Another thing to watch out for is this variation on the closed attraction scam. Your taxi driver will pull up on the street beside the attraction, but not in front of it. As you step out a man dressed in a suit will approach you and apologize, saying that the attraction is closed. At that point he will “suggest” another attraction, and then you’re back in the taxi and off to the same jewelry and clothing shop as before. These two are working together. Keep in mind that this “well dressed man” is well dressed according to local standards which in most cases means a poorly fitted suit. He’s no official and he has no ID either. He’s easy to spot. He’s a local guy trying to scam tourists. The best thing to do is to thank him, and then pay the taxi driver for the fare and send him on his way no matter what he tells you. Once clear of the scammer you can enter the attraction. Bear in mind that the local authorities may or may not do anything about these scammers, even if you report them. Don’t let an attempted scam ruin your day. Just consider it part of your tourist experience and be thankful that you knew what was happening and you weren’t taken in by it. In fact some of these scammers are quite friendly and will probably pose for a photo for your blog article on scammers!
In other countries people are friendly but sometimes they use that to take advantage of you. I’ve had local people approach me on the street to apparently say hello and practice English, only to have them launch into a very well rehearsed sales pitch about their friend’s suit shop or jewelry store.
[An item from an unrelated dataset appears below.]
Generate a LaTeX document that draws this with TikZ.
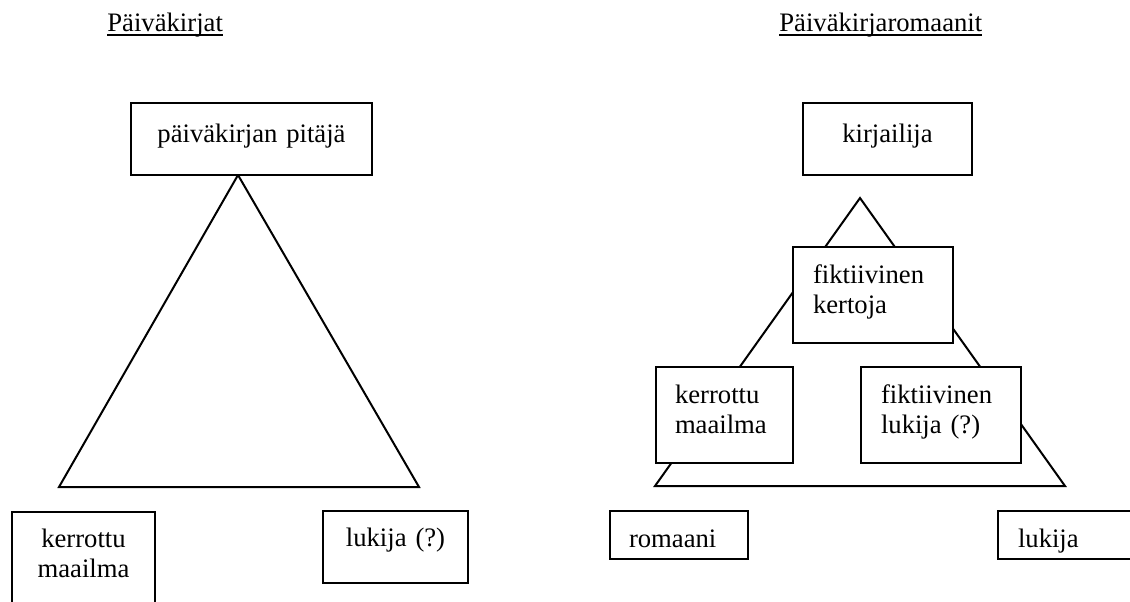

Other places have roving recruiters that will follow you around trying to hard sell you into going places, and in particular bars that feature women dancers. These types can be extremely persistent so the sooner you let them know you are not interested the better. I had a guy follow me for four blocks, so I stopped and let him catch up to me. I told him I wasn’t going anywhere with him and to find someone else. These guys work on commission so as soon as he heard that he took off.
My last recommendation is for you to purchase a map and get familiar with the layout of where you want to go. That familiarity may come in very handy when you least expect it. Also, GPS receivers are very inexpensive these days and once you travel with one, you’ll never go anywhere without it again. Even a simple compass can let you know if your taxi driver is going in the right direction. Once I let my GPS run while I took a tuk-tuk from point A to point B. When we arrived a point B destination, I showed the map to the driver. Clearly he had driven a series of “S” maneuvers to make it seem longer in order to justify the outrageous price he wanted for the ride. Busted!
I hope you’ve enjoyed this series on traveling, and I hope this series can help you avoid some of the pitfalls and problems you may likely encounter in your international travels.
But above all, please remember to have fun!